=== Task description ===
Filter the data below for the string "this" and copy each matching line.

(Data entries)
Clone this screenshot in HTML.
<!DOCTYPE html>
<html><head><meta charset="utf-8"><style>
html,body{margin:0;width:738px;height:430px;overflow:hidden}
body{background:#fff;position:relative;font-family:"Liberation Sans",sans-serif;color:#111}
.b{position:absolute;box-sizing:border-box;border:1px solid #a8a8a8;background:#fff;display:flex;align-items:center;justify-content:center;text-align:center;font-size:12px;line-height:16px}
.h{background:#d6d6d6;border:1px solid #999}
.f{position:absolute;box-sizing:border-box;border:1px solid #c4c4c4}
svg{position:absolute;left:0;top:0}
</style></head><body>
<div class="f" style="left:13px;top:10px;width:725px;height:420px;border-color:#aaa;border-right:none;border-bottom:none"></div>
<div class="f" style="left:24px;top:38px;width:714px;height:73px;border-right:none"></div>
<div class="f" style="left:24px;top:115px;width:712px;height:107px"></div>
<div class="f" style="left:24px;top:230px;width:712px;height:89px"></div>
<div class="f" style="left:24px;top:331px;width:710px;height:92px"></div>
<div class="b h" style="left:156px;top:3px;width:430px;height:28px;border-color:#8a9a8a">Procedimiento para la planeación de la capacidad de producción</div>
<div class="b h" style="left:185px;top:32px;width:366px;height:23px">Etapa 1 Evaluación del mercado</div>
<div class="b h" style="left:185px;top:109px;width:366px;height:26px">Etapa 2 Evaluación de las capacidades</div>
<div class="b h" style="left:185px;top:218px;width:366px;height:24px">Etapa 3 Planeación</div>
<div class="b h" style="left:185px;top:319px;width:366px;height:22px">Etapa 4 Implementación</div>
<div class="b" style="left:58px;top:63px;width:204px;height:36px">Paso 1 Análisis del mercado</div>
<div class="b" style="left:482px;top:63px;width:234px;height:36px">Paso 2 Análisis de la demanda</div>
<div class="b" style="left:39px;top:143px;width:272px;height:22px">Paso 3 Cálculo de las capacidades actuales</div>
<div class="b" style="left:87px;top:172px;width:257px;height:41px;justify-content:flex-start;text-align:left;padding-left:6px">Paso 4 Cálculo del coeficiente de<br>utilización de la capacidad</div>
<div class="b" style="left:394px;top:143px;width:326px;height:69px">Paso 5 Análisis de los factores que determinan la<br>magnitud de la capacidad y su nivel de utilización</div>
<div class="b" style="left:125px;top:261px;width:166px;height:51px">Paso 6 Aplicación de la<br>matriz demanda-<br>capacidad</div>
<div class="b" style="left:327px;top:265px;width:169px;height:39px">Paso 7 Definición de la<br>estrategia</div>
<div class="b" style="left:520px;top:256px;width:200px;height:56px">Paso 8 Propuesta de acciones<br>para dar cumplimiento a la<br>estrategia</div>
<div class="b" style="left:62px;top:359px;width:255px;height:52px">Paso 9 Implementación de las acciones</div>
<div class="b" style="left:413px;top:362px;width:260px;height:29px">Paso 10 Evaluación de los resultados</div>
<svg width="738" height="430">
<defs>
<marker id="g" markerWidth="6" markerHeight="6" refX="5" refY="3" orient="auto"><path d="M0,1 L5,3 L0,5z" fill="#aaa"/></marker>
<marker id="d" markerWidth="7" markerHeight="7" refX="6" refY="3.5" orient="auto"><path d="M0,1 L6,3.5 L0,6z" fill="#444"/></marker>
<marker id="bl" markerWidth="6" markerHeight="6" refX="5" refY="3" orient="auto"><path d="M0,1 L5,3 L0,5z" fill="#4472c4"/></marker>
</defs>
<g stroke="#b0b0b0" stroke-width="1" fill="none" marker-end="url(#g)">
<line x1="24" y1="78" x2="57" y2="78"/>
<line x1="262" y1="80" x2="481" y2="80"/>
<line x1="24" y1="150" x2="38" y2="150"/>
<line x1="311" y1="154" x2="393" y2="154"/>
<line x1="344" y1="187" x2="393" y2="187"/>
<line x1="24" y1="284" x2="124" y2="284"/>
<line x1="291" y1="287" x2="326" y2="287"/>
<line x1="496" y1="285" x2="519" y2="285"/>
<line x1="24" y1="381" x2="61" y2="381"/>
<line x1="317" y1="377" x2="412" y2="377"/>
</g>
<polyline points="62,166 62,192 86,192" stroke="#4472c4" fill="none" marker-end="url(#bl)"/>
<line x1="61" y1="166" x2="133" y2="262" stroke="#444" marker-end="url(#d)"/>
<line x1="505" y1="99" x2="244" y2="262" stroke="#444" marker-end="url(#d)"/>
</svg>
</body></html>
==
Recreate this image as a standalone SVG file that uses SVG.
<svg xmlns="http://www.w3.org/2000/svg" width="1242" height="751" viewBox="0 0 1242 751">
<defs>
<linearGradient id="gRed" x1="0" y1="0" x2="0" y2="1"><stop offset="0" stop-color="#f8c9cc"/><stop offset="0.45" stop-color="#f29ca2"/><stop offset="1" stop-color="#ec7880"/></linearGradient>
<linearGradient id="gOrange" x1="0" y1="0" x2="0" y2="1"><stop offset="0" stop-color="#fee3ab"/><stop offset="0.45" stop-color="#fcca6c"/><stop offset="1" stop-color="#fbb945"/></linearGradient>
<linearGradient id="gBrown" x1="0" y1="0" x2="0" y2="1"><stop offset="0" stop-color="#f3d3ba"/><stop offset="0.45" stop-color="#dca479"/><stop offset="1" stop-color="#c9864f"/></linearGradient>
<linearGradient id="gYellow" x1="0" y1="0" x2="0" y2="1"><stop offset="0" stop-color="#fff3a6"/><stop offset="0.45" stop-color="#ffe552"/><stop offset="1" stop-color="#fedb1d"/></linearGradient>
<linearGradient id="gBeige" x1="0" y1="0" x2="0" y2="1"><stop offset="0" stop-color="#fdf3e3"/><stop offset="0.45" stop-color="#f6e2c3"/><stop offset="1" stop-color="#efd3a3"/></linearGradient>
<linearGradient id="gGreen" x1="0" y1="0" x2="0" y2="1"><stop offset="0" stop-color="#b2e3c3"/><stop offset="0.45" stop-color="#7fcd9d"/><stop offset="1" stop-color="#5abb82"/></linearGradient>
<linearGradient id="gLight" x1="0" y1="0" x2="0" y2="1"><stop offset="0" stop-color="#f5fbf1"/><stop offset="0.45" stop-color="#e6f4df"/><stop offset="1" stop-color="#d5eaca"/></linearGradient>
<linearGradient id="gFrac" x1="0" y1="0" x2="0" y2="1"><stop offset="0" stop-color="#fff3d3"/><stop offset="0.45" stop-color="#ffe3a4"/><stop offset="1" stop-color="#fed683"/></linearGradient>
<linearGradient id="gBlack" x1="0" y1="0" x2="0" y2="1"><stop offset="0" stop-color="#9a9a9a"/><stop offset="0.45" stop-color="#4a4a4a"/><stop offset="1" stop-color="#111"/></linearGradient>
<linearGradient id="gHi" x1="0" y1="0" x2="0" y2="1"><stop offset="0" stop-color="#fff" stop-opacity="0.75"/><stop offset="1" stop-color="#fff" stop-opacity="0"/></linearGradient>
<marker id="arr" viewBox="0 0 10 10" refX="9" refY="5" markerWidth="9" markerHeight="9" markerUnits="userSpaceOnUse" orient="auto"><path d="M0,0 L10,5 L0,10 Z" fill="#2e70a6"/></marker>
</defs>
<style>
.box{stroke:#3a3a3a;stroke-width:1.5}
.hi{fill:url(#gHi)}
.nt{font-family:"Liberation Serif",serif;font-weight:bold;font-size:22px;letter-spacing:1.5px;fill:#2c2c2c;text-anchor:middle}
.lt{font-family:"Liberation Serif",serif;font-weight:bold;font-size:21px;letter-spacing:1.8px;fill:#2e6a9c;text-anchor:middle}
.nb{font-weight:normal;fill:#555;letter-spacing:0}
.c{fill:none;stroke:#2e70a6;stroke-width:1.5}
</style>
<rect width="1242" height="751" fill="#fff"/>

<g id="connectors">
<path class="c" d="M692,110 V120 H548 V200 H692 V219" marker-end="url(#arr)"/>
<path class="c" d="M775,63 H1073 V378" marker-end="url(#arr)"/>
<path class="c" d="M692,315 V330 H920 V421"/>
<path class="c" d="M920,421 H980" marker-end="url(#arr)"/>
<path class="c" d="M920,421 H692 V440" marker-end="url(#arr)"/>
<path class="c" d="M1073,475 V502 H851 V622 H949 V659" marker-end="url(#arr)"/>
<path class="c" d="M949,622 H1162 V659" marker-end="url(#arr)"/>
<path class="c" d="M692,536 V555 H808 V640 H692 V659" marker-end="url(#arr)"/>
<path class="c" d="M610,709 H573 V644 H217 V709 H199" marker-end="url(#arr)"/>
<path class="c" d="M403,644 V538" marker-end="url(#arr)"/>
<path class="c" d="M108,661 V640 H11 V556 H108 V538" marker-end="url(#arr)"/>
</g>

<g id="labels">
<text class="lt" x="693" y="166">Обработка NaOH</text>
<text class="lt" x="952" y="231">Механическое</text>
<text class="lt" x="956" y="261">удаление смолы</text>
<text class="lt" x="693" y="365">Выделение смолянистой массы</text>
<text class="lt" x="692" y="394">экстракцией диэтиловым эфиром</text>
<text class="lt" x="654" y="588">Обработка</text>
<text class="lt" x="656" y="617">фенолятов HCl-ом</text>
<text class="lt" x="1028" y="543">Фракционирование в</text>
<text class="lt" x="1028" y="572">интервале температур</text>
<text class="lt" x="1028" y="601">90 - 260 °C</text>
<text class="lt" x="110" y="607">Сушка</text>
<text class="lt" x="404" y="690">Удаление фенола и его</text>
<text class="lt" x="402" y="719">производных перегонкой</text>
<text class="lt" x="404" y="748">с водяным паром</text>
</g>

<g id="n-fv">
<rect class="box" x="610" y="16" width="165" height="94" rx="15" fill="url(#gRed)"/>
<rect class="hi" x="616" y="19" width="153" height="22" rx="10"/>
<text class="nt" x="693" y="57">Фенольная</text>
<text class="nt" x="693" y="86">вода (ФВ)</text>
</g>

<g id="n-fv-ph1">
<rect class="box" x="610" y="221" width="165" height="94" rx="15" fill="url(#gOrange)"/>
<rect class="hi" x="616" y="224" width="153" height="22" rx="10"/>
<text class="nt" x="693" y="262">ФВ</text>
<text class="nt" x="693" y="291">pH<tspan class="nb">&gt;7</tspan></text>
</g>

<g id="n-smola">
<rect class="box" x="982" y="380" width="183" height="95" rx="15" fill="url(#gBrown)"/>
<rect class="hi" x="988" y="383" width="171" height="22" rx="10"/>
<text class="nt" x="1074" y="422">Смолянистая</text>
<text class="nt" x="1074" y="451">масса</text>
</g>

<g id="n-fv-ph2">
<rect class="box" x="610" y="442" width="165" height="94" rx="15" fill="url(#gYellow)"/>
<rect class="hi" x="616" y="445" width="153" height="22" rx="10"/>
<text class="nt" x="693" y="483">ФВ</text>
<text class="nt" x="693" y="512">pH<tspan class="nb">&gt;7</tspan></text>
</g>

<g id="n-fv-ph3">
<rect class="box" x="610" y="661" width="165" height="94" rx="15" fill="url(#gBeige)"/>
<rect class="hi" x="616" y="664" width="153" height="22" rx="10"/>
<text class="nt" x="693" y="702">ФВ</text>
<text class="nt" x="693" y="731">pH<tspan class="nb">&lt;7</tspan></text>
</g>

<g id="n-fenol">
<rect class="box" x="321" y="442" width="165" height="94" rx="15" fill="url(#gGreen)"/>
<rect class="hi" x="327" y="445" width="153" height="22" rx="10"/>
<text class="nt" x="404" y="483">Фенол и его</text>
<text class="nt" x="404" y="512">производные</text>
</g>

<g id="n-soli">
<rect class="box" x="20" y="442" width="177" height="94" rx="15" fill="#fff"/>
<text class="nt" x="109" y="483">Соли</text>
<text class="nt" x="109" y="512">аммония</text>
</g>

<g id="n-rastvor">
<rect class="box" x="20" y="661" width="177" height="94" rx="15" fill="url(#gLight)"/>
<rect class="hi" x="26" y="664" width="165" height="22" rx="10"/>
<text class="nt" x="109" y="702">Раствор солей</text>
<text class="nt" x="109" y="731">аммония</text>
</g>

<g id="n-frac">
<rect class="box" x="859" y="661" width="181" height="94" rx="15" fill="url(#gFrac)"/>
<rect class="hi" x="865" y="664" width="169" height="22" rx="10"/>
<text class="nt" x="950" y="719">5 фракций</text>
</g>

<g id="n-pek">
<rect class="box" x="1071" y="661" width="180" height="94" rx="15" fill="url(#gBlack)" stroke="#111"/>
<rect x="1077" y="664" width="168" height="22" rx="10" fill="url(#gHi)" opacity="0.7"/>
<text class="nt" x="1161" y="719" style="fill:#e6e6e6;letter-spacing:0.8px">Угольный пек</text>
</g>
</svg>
==
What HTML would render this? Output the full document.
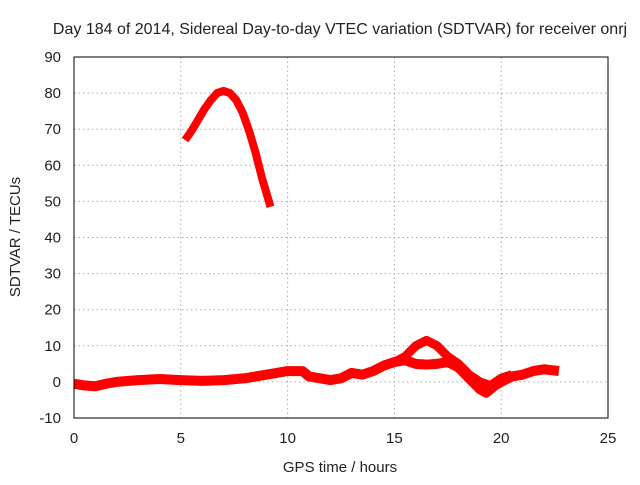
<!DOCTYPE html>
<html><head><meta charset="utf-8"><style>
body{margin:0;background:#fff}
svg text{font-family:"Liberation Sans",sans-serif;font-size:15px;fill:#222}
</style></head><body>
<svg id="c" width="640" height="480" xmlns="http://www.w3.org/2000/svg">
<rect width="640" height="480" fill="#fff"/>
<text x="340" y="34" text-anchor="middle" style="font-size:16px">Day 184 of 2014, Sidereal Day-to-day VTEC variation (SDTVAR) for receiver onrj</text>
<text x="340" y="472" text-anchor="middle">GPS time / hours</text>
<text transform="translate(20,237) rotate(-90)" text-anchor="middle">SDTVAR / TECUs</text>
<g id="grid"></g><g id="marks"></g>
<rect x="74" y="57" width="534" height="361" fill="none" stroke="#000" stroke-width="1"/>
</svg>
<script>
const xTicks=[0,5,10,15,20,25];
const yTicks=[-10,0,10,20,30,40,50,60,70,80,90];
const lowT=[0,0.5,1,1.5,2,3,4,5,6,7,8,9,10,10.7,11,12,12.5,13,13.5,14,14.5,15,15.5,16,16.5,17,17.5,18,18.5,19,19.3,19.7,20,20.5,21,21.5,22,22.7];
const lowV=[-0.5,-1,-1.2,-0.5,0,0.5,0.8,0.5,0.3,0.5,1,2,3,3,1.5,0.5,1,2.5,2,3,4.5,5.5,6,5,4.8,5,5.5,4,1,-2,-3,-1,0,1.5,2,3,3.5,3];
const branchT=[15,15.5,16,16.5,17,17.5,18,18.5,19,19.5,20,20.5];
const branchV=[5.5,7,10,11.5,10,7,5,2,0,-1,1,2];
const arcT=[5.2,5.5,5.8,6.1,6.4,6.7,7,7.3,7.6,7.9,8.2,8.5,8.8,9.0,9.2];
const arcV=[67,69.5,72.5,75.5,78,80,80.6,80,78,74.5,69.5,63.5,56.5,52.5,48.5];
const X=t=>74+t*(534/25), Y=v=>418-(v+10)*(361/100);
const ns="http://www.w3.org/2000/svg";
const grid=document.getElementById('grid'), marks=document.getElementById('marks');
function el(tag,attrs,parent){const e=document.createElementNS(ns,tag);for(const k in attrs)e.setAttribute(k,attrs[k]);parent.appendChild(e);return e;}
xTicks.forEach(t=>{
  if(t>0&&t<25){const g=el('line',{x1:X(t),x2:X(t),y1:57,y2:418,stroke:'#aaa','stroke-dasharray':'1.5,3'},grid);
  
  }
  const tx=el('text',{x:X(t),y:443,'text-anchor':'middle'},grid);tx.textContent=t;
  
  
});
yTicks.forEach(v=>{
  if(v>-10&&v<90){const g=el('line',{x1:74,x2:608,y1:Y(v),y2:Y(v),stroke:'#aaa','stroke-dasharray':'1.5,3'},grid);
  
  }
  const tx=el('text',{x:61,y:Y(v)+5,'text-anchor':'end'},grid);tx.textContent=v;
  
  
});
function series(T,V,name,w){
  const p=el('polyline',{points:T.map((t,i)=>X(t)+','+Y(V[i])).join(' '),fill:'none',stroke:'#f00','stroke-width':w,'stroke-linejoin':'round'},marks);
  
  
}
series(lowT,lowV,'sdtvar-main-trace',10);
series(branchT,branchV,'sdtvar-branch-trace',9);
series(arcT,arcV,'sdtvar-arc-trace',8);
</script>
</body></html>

=== The output ===
Clone this screenshot in HTML.
Recreate this image as a standalone SVG file that uses SVG.
What HTML would render this? Output the full document.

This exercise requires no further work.